Uranus is not a planet we normally include in this section. Even at its dimmest, the giant planet does hover within naked eye visibility. That said, it is so close to the visible limit of the human eye it just is not reality for most of us to hope to see Uranus without the aid of binoculars or a telescope. Uranus will rise around 6:58 p.m.

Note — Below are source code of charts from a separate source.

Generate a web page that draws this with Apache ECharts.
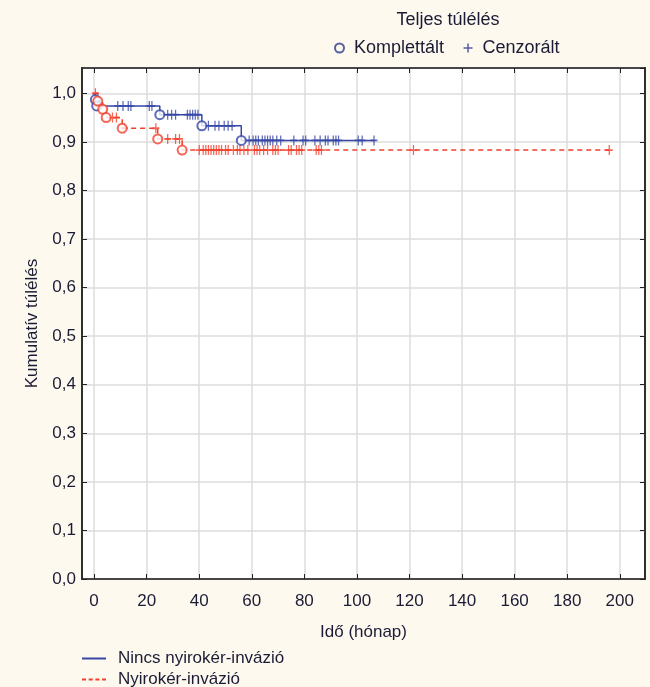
<!DOCTYPE html>
<html>
<head>
<meta charset="utf-8">
<script src="https://cdn.jsdelivr.net/npm/echarts@6/dist/echarts.min.js"></script>
<style>
html,body{margin:0;padding:0;background:#fdf9ee;}
#chart{width:650px;height:687px;}
</style>
</head>
<body>
<div id="chart"></div>
<script>
// ---- Data ----
const xTickValues = [0, 20, 40, 60, 80, 100, 120, 140, 160, 180, 200];

// Nincs nyirokér-invázió (blue) — Kaplan–Meier step points
const blueTimes = [0, 0.5, 1, 25, 41, 56, 107];
const blueSurv  = [1.0, 0.987, 0.974, 0.956, 0.933, 0.903, 0.903];
const blueEventTimes = [0.5, 1, 25, 41, 56];
const blueEventSurv  = [0.987, 0.974, 0.956, 0.933, 0.903];
const blueCensorTimes = [9, 11, 13, 14, 21, 22,
  28, 29.5, 31, 35.5, 36.5, 37.5, 38.5, 39.5,
  43.5, 46, 47.5, 49.5, 51, 52.5,
  59, 60.5, 61.5, 62.5, 64, 65, 66, 67, 68, 69.5, 71, 76, 79.5, 80.5, 84, 86, 88, 89, 91, 92, 93, 100.5, 102, 106.5];

// Nyirokér-invázió (red)
const redTimes = [0, 1.4, 3.3, 4.6, 10.7, 24.2, 33.5, 196];
const redSurv  = [1.0, 0.984, 0.967, 0.95, 0.928, 0.906, 0.883, 0.883];
const redEventTimes = [1.4, 3.3, 4.6, 10.7, 24.2, 33.5];
const redEventSurv  = [0.984, 0.967, 0.95, 0.928, 0.906, 0.883];
const redCensorTimes = [0.5, 7, 8.5, 11.5, 23.5, 28, 31, 32.5,
  40, 41.5, 42.5, 43.5, 44.5, 45.5, 46.5, 47.5, 48.5, 50, 51, 53, 54.5, 55.5, 57, 58.5,
  61, 62, 63, 64.5, 66, 68, 69, 70, 74, 75, 77, 78, 79, 84.5, 85.5, 86.5, 121.5, 196];

const seriesNames = ['Nincs nyirokér-invázió', 'Nyirokér-invázió'];
const markerNames = ['Komplettált', 'Cenzorált'];
// ---------------

function zip(a, b) { return a.map((v, i) => [v, b[i]]); }
function survAt(times, surv, t) {
  let s = surv[0];
  for (let i = 0; i < times.length; i++) { if (times[i] <= t) s = surv[i]; }
  return s;
}
function censorPts(times, surv, cts) { return cts.map(t => [t, survAt(times, surv, t)]); }

const BLUE = '#3646a6', RED = '#f2402c', TXT = '#1b1b36', NAVY = '#2b3a8f';
const plusPath = 'path://M-1,0L1,0M0,-1L0,1';
const solidIcon = 'path://M0,0h24v2h-24z';
const dashIcon = 'path://M0,0h4v2h-4zM6.7,0h4v2h-4zM13.4,0h4v2h-4zM20,0h4v2h-4z';
const FS = 17;

const chart = echarts.init(document.getElementById('chart'), null, {renderer: 'canvas'});
const fmt = v => v.toFixed(1).replace('.', ',');

chart.setOption({
  backgroundColor: '#fdf9ee',
  animation: false,
  textStyle: {fontFamily: 'Liberation Sans, Arial, sans-serif', color: TXT},
  title: {
    text: 'Teljes túlélés', left: 443, top: 6, textAlign: 'center',
    textStyle: {fontSize: 18, fontWeight: 'normal', color: TXT}
  },
  legend: [{
    data: [
      {name: markerNames[0], icon: 'circle', itemStyle: {color: '#fdf9ee', borderColor: NAVY, borderWidth: 2}},
      {name: markerNames[1], icon: plusPath, itemStyle: {color: 'none', borderColor: NAVY, borderWidth: 1.5}}
    ],
    left: 329, top: 34, itemWidth: 9, itemHeight: 9, itemGap: 17,
    textStyle: {fontSize: 18, color: TXT, padding: [0, 0, 0, 5]}
  }, {
    data: [{name: seriesNames[0], icon: solidIcon}],
    left: 82, top: 650, itemWidth: 24, itemHeight: 2, padding: 0,
    textStyle: {fontSize: FS, color: TXT, padding: [0, 0, 0, 7]}
  }, {
    data: [{name: seriesNames[1], icon: dashIcon}],
    left: 82, top: 671, itemWidth: 24, itemHeight: 2, padding: 0,
    textStyle: {fontSize: FS, color: TXT, padding: [0, 0, 0, 7]}
  }],
  grid: {left: 82, right: 5, top: 68, bottom: 108, show: true, backgroundColor: '#ffffff', borderColor: '#222', borderWidth: 1.5},
  xAxis: [{
    type: 'value', min: -4.6, max: 209.6, position: 'bottom',
    name: 'Idő (hónap)', nameLocation: 'middle', nameGap: 45,
    nameTextStyle: {fontSize: FS, color: TXT},
    axisLine: {show: true, onZero: false, lineStyle: {color: '#222', width: 1.5}},
    axisTick: {show: true, inside: true, length: 5, customValues: xTickValues, lineStyle: {color: '#222'}},
    axisLabel: {customValues: xTickValues, fontSize: FS, color: TXT, margin: 14},
    splitLine: {show: true, lineStyle: {color: '#dcdcdc', width: 1.5}}
  }, {
    type: 'value', min: -4.6, max: 209.6, position: 'top',
    axisLine: {show: true, onZero: false, lineStyle: {color: '#222', width: 1.5}},
    axisTick: {show: true, inside: true, length: 5, customValues: xTickValues, lineStyle: {color: '#222'}},
    axisLabel: {show: false, customValues: xTickValues},
    splitLine: {show: false}
  }],
  yAxis: [{
    type: 'value', min: 0, max: 1.052, interval: 0.1, position: 'left',
    name: 'Kumulatív túlélés', nameLocation: 'middle', nameGap: 41, nameRotate: 90,
    nameTextStyle: {fontSize: FS, color: TXT},
    axisLine: {show: true, onZero: false, lineStyle: {color: '#222', width: 1.5}},
    axisTick: {show: true, inside: true, length: 5, lineStyle: {color: '#222'}},
    axisLabel: {fontSize: FS, color: TXT, margin: 6, showMaxLabel: false, formatter: fmt},
    splitLine: {show: true, lineStyle: {color: '#dcdcdc', width: 1.5}}
  }, {
    type: 'value', min: 0, max: 1.052, interval: 0.1, position: 'right',
    axisLine: {show: true, onZero: false, lineStyle: {color: '#222', width: 1.5}},
    axisTick: {show: true, inside: true, length: 5, lineStyle: {color: '#222'}},
    axisLabel: {show: false},
    splitLine: {show: false}
  }],
  series: [
    {name: seriesNames[0], type: 'line', step: 'end', symbol: 'none', color: BLUE,
     lineStyle: {color: BLUE, width: 1.5}, data: zip(blueTimes, blueSurv), z: 2},
    {name: seriesNames[1], type: 'line', step: 'end', symbol: 'none', color: RED,
     lineStyle: {color: RED, width: 1.5, type: [5, 4]}, data: zip(redTimes, redSurv), z: 2},
    {name: 'blue-censor', type: 'scatter', symbol: plusPath, symbolSize: [7, 10],
     itemStyle: {color: 'none', borderColor: BLUE, borderWidth: 1.5}, data: censorPts(blueTimes, blueSurv, blueCensorTimes), z: 3},
    {name: 'red-censor', type: 'scatter', symbol: plusPath, symbolSize: [7, 10],
     itemStyle: {color: 'none', borderColor: RED, borderWidth: 1.5}, data: censorPts(redTimes, redSurv, redCensorTimes), z: 3},
    {name: 'blue-event', type: 'scatter', symbol: 'circle', symbolSize: 9,
     itemStyle: {color: '#ffffff', borderColor: BLUE, borderWidth: 2}, data: zip(blueEventTimes, blueEventSurv), z: 4},
    {name: 'red-event', type: 'scatter', symbol: 'circle', symbolSize: 9,
     itemStyle: {color: '#ffffff', borderColor: RED, borderWidth: 2}, data: zip(redEventTimes, redEventSurv), z: 4},
    // legend-only entries for marker types
    {name: markerNames[0], type: 'scatter', data: [], color: NAVY},
    {name: markerNames[1], type: 'scatter', data: [], color: NAVY}
  ]
});
</script>
</body>
</html>
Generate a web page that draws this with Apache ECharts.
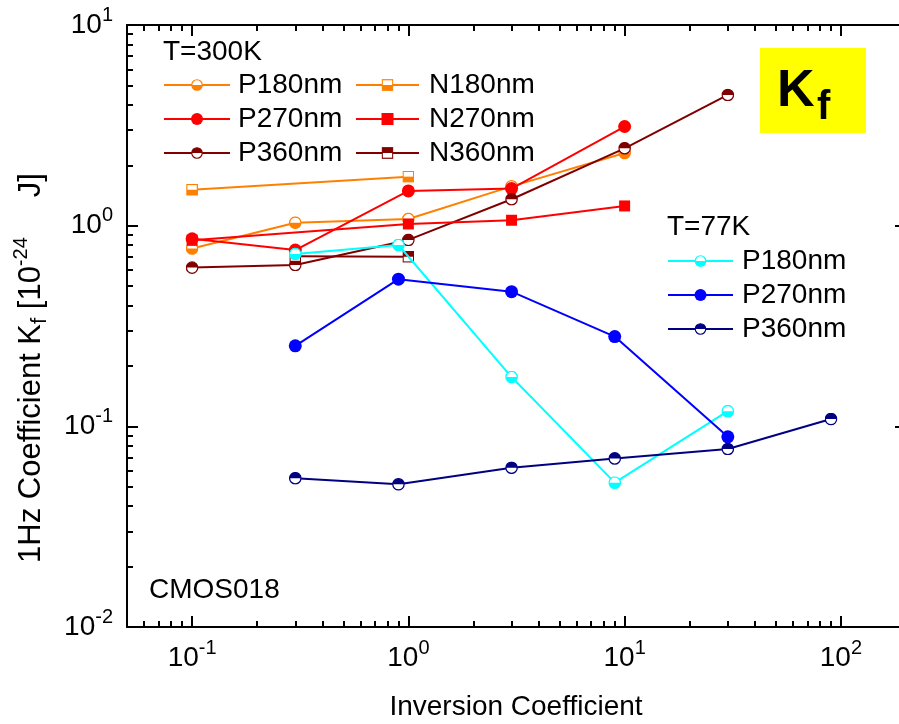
<!DOCTYPE html>
<html>
<head>
<meta charset="utf-8">
<script src="https://cdn.jsdelivr.net/npm/echarts@6/dist/echarts.min.js"></script>
<style>
  html, body { margin: 0; padding: 0; background: #ffffff; }
  #chart { width: 899px; height: 724px; }
</style>
</head>
<body>
<div id="chart"></div>
<script>
// ---- Measured flicker-noise coefficient Kf vs inversion coefficient ----
// T = 300 K
const p180RoomIC = [0.1, 0.3, 1, 3, 10];
const p180RoomKf = [0.77, 1.035, 1.08, 1.57, 2.30];
const p270RoomIC = [0.1, 0.3, 1, 3, 10];
const p270RoomKf = [0.86, 0.756, 1.49, 1.53, 3.12];
const p360RoomIC = [0.1, 0.3, 1, 3, 10, 30];
const p360RoomKf = [0.618, 0.637, 0.849, 1.354, 2.43, 4.48];
const n180RoomIC = [0.1, 1];
const n180RoomKf = [1.51, 1.755];
const n270RoomIC = [0.1, 1, 3, 10];
const n270RoomKf = [0.845, 1.02, 1.064, 1.254];
const n360RoomIC = [0.3, 1];
const n360RoomKf = [0.705, 0.70];
// T = 77 K
const p180ColdIC = [0.3, 0.9, 3, 9, 30];
const p180ColdKf = [0.723, 0.801, 0.176, 0.0524, 0.119];
const p270ColdIC = [0.3, 0.9, 3, 9, 30];
const p270ColdKf = [0.252, 0.541, 0.469, 0.280, 0.0887];
const p360ColdIC = [0.3, 0.9, 3, 9, 30, 90];
const p360ColdKf = [0.0551, 0.0514, 0.0622, 0.0692, 0.0771, 0.1087];

// Axis ticks
const xMajorTicks = [0.1, 1, 10, 100];
const xMinorTicks = [0.06, 0.07, 0.08, 0.09, 0.2, 0.3, 0.4, 0.5, 0.6, 0.7, 0.8, 0.9,
                     2, 3, 4, 5, 6, 7, 8, 9, 20, 30, 40, 50, 60, 70, 80, 90];
const yMajorTicks = [0.01, 0.1, 1, 10];
const yMinorTicks = [0.02, 0.03, 0.04, 0.05, 0.06, 0.07, 0.08, 0.09,
                     0.2, 0.3, 0.4, 0.5, 0.6, 0.7, 0.8, 0.9,
                     2, 3, 4, 5, 6, 7, 8, 9];

const FONT = '"Liberation Sans", Arial, Helvetica, sans-serif';
const ORANGE = '#FF8000', RED = '#FF0000', DARKRED = '#800000';
const CYAN = '#00FFFF', BLUE = '#0000FF', NAVY = '#000080';

// Half-filled marker drawn as an SVG image symbol
function halfMarker(shape, color, filledHalf) {
  let body;
  if (shape === 'circle') {
    const half = filledHalf === 'bottom'
      ? "<path d='M1.5 12 A10.5 10.5 0 0 0 22.5 12 Z' fill='" + color + "'/>"
      : "<path d='M1.5 12 A10.5 10.5 0 0 1 22.5 12 Z' fill='" + color + "'/>";
    body = "<circle cx='12' cy='12' r='10.5' fill='white'/>" + half +
           "<circle cx='12' cy='12' r='10.5' fill='none' stroke='" + color + "' stroke-width='2.4'/>";
  } else {
    const half = filledHalf === 'bottom'
      ? "<rect x='1.5' y='12' width='21' height='10.5' fill='" + color + "'/>"
      : "<rect x='1.5' y='1.5' width='21' height='10.5' fill='" + color + "'/>";
    body = "<rect x='1.5' y='1.5' width='21' height='21' fill='white'/>" + half +
           "<rect x='1.5' y='1.5' width='21' height='21' fill='none' stroke='" + color + "' stroke-width='2.4'/>";
  }
  const svg = "<svg xmlns='http://www.w3.org/2000/svg' width='24' height='24' viewBox='0 0 24 24'>" + body + "</svg>";
  return 'image://data:image/svg+xml;charset=utf-8,' + encodeURIComponent(svg);
}

function pairs(xs, ys) { return xs.map((x, i) => [x, ys[i]]); }

const seriesDefs = [
  { name: 'P180nm', xs: p180RoomIC, ys: p180RoomKf, color: ORANGE, symbol: halfMarker('circle', ORANGE, 'bottom'), size: 13 },
  { name: 'P270nm', xs: p270RoomIC, ys: p270RoomKf, color: RED, symbol: 'circle', size: 13 },
  { name: 'P360nm', xs: p360RoomIC, ys: p360RoomKf, color: DARKRED, symbol: halfMarker('circle', DARKRED, 'top'), size: 13 },
  { name: 'N180nm', xs: n180RoomIC, ys: n180RoomKf, color: ORANGE, symbol: halfMarker('rect', ORANGE, 'bottom'), size: 12 },
  { name: 'N270nm', xs: n270RoomIC, ys: n270RoomKf, color: RED, symbol: 'rect', size: 11 },
  { name: 'N360nm', xs: n360RoomIC, ys: n360RoomKf, color: DARKRED, symbol: halfMarker('rect', DARKRED, 'top'), size: 12 },
  { name: 'P180nm (77K)', xs: p180ColdIC, ys: p180ColdKf, color: CYAN, symbol: halfMarker('circle', CYAN, 'bottom'), size: 13 },
  { name: 'P270nm (77K)', xs: p270ColdIC, ys: p270ColdKf, color: BLUE, symbol: 'circle', size: 13 },
  { name: 'P360nm (77K)', xs: p360ColdIC, ys: p360ColdKf, color: NAVY, symbol: halfMarker('circle', NAVY, 'top'), size: 13 }
];

const series = seriesDefs.map((d, i) => ({
  type: 'line',
  name: d.name,
  xAxisIndex: 0,
  yAxisIndex: 0,
  data: pairs(d.xs, d.ys),
  symbol: d.symbol,
  symbolSize: d.size,
  showAllSymbol: true,
  color: d.color,
  lineStyle: { color: d.color, width: 2 },
  itemStyle: { color: d.color },
  emphasis: { disabled: true },
  z: 2 + i
}));

function powLabel(v) {
  const e = Math.round(Math.log10(v));
  return '{b|10}{s|' + e + '}';
}

const labelRich = {
  b: { fontSize: 28, fontFamily: FONT, color: '#000', lineHeight: 40, verticalAlign: 'middle' },
  s: { fontSize: 20, fontFamily: FONT, color: '#000', lineHeight: 20, verticalAlign: 'top' }
};

const AX = { color: '#000', width: 2 };

function xAxisDef(position, ticks, len, withLabels, showLine) {
  return {
    type: 'log', logBase: 10, min: 0.05, max: 200, position: position,
    axisLine: { show: showLine, onZero: false, lineStyle: AX },
    axisTick: { show: true, inside: true, length: len, customValues: ticks, lineStyle: AX },
    axisLabel: withLabels
      ? { show: true, customValues: xMajorTicks, margin: 11, formatter: powLabel, rich: labelRich }
      : { show: false },
    minorTick: { show: false },
    splitLine: { show: false }
  };
}
function yAxisDef(position, ticks, len, withLabels, showLine) {
  return {
    type: 'log', logBase: 10, min: 0.01, max: 10, position: position,
    axisLine: { show: showLine, onZero: false, lineStyle: AX },
    axisTick: { show: true, inside: true, length: len, customValues: ticks, lineStyle: AX },
    axisLabel: withLabels
      ? { show: true, customValues: yMajorTicks, margin: 14, formatter: powLabel, rich: labelRich }
      : { show: false },
    minorTick: { show: false },
    splitLine: { show: false }
  };
}

const legendText = { fontSize: 28, fontFamily: FONT, color: '#000', lineHeight: 34, padding: [0, 0, 0, 3] };

const option = {
  animation: false,
  backgroundColor: '#ffffff',
  grid: { left: 127, top: 25, width: 779, height: 602, outerBoundsMode: 'none', containLabel: false },
  xAxis: [
    xAxisDef('bottom', xMajorTicks, 11, true, true),
    xAxisDef('bottom', xMinorTicks, 6, false, false),
    xAxisDef('top', xMajorTicks, 11, false, true),
    xAxisDef('top', xMinorTicks, 6, false, false)
  ],
  yAxis: [
    yAxisDef('left', yMajorTicks, 11, true, true),
    yAxisDef('left', yMinorTicks, 6, false, false),
    yAxisDef('right', yMajorTicks, 11, false, true)
  ],
  legend: [
    {
      orient: 'vertical', left: 163, top: 68, padding: 0, itemGap: 0,
      itemWidth: 66, itemHeight: 15, textStyle: legendText,
      data: ['P180nm', 'P270nm', 'P360nm']
    },
    {
      orient: 'vertical', left: 355, top: 68, padding: 0, itemGap: 0,
      itemWidth: 63, itemHeight: 15, textStyle: Object.assign({}, legendText, { padding: [0, 0, 0, 5] }),
      data: ['N180nm', 'N270nm', 'N360nm']
    },
    {
      orient: 'vertical', left: 667, top: 244, padding: 0, itemGap: 0,
      itemWidth: 65, itemHeight: 15, textStyle: Object.assign({}, legendText, { padding: [0, 0, 0, 4] }),
      formatter: name => name.replace(' (77K)', ''),
      data: ['P180nm (77K)', 'P270nm (77K)', 'P360nm (77K)']
    }
  ],
  graphic: [
    { type: 'text', x: 163, y: 52, style: { text: 'T=300K', font: '28px ' + FONT, fill: '#000', align: 'left', verticalAlign: 'middle' } },
    { type: 'text', x: 667, y: 227, style: { text: 'T=77K', font: '28px ' + FONT, fill: '#000', align: 'left', verticalAlign: 'middle' } },
    { type: 'text', x: 149, y: 590, style: { text: 'CMOS018', font: '28px ' + FONT, fill: '#000', align: 'left', verticalAlign: 'middle' } },
    { type: 'rect', shape: { x: 760, y: 48, width: 106, height: 85 }, style: { fill: '#FFFF00' }, z: 50 },
    { type: 'text', x: 777, y: 92, z: 51, style: { text: 'K', font: 'bold 52px ' + FONT, fill: '#000', align: 'left', verticalAlign: 'middle' } },
    { type: 'text', x: 817, y: 108, z: 51, style: { text: 'f', font: 'bold 40px ' + FONT, fill: '#000', align: 'left', verticalAlign: 'middle' } },
    { type: 'text', x: 516, y: 707, style: { text: 'Inversion Coefficient', font: '28px ' + FONT, fill: '#000', align: 'center', verticalAlign: 'middle' } },
    {
      type: 'text', x: 31, y: 368, rotation: Math.PI / 2,
      style: {
        text: '{n|1Hz Coefficient K}{sub|f}{n| [10}{sup|-24}{g| }{n|J]}',
        align: 'center', verticalAlign: 'middle',
        rich: {
          n: { fontSize: 31, fontFamily: FONT, fill: '#000', color: '#000', lineHeight: 40, verticalAlign: 'middle' },
          sub: { fontSize: 22, fontFamily: FONT, fill: '#000', color: '#000', lineHeight: 22, verticalAlign: 'bottom' },
          sup: { fontSize: 20, fontFamily: FONT, fill: '#000', color: '#000', lineHeight: 20, verticalAlign: 'top' },
          g: { fontSize: 31, fontFamily: FONT, width: 40, lineHeight: 40 }
        }
      }
    }
  ],
  series: series
};

const chart = echarts.init(document.getElementById('chart'), null, { renderer: 'canvas' });
chart.setOption(option);
</script>
</body>
</html>
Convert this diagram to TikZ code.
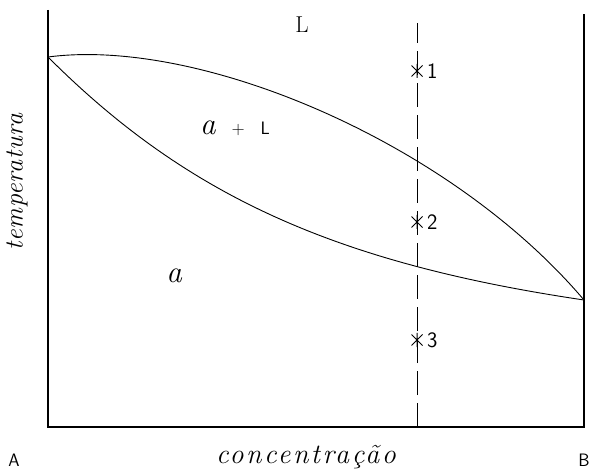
\documentclass[tikz,border=0pt]{standalone}
\usepackage{fontspec}
\usetikzlibrary{positioning}
\newfontfamily\widelabel[LetterSpace=9]{Latin Modern Roman}
\newfontfamily\narrowlabel[LetterSpace=2]{Latin Modern Roman}
\tikzset{
    axisline/.style={line width=1.1pt},
    phasecurve/.style={line width=0.9pt},
    cutline/.style={line width=1pt, dash pattern=on 24pt off 8pt},
    pointmark/.style={line width=1pt},
    pointlabel/.style={font=\sffamily\fontsize{22}{22}\selectfont, anchor=west, inner sep=1pt},
    endlabel/.style={font=\sffamily\fontsize{18}{18}\selectfont},
}
\begin{document}
\begin{tikzpicture}[x=1pt, y=1pt]
    \useasboundingbox (0,0) rectangle (595,472);
    % frame of the diagram
    \coordinate (A0) at (48,45);
    \coordinate (B0) at (584,45);
    \coordinate (Atop) at (48,462);
    \coordinate (Btop) at (584,458);
    \draw[axisline] (Atop) -- (A0) -- (B0) -- (Btop);

    % liquidus and solidus
    \coordinate (TA) at (48,415);
    \coordinate (TB) at (584,172);
    \draw[phasecurve] (TA) .. controls (200,435) and (450,330) .. (TB);
    \draw[phasecurve] (TA) .. controls (186,277) and (334,209) .. (TB);

    % vertical composition line
    \coordinate (cbot) at (417,45);
    \coordinate (ctop) at (417,449);
    \draw[cutline] (cbot) -- (ctop);

    % points 1, 2, 3
    \foreach \n/\y in {1/401, 2/250, 3/132} {
        \coordinate (p\n) at (417,\y);
        \draw[pointmark] ([shift={(-5.5,-5.5)}]p\n) -- ([shift={(5.5,5.5)}]p\n)
                         ([shift={(-5.5,5.5)}]p\n) -- ([shift={(5.5,-5.5)}]p\n)
                         ([shift={(0,-7)}]p\n) -- ([shift={(0,7)}]p\n);
        \node[pointlabel, right=9pt of p\n] (n\n) {\n};
    }

    % phase labels
    \node[font=\fontsize{23}{23}\selectfont] (liq) at (302,447) {L};
    \node (two) at (235,344) {\fontsize{31}{31}\selectfont\itshape a\hspace{16pt}\sffamily\upshape\fontsize{18}{18}\selectfont +\hspace{16pt}L};
    \node[font=\itshape\fontsize{31}{31}\selectfont] (sol) at (174,196) {a};

    % axis labels
    \node[endlabel] (A) at (14,12) {A};
    \node[endlabel] (B) at (584,12) {B};
    \node[font=\widelabel\itshape\fontsize{28}{28}\selectfont] (xl) at (306,15) {concentração};
    \node[font=\narrowlabel\itshape\fontsize{26}{26}\selectfont, rotate=90, inner sep=0pt] (yl) at (17,290) {temperatura};
\end{tikzpicture}
\end{document}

Like other planets, when at opposition, Uranus will appear brighter than it normally does. As we approach opposition with Uranus it will shift from a visual magnitude of 5.9 to 5.7. That extra bump in magnitude makes all the difference as it is now easy to see in binoculars. The current magnitude for Uranus is 5.7. Uranus will reach opposition on October 31, so grab those binoculars and try to spot the 3rd largest planet in our solar system. You can find a finder chart for Uranus here
2020 Great Conjunction
This year the planets Jupiter and Saturn will reach conjunction. A conjunction is when two or more celestial bodies share the same right ascension. For Jupiter and Saturn this astronomical event occurs every 20 years. The conjunction occurs on December 21, 2020. You will find the two planets close together in the southwest just after sunset on this date.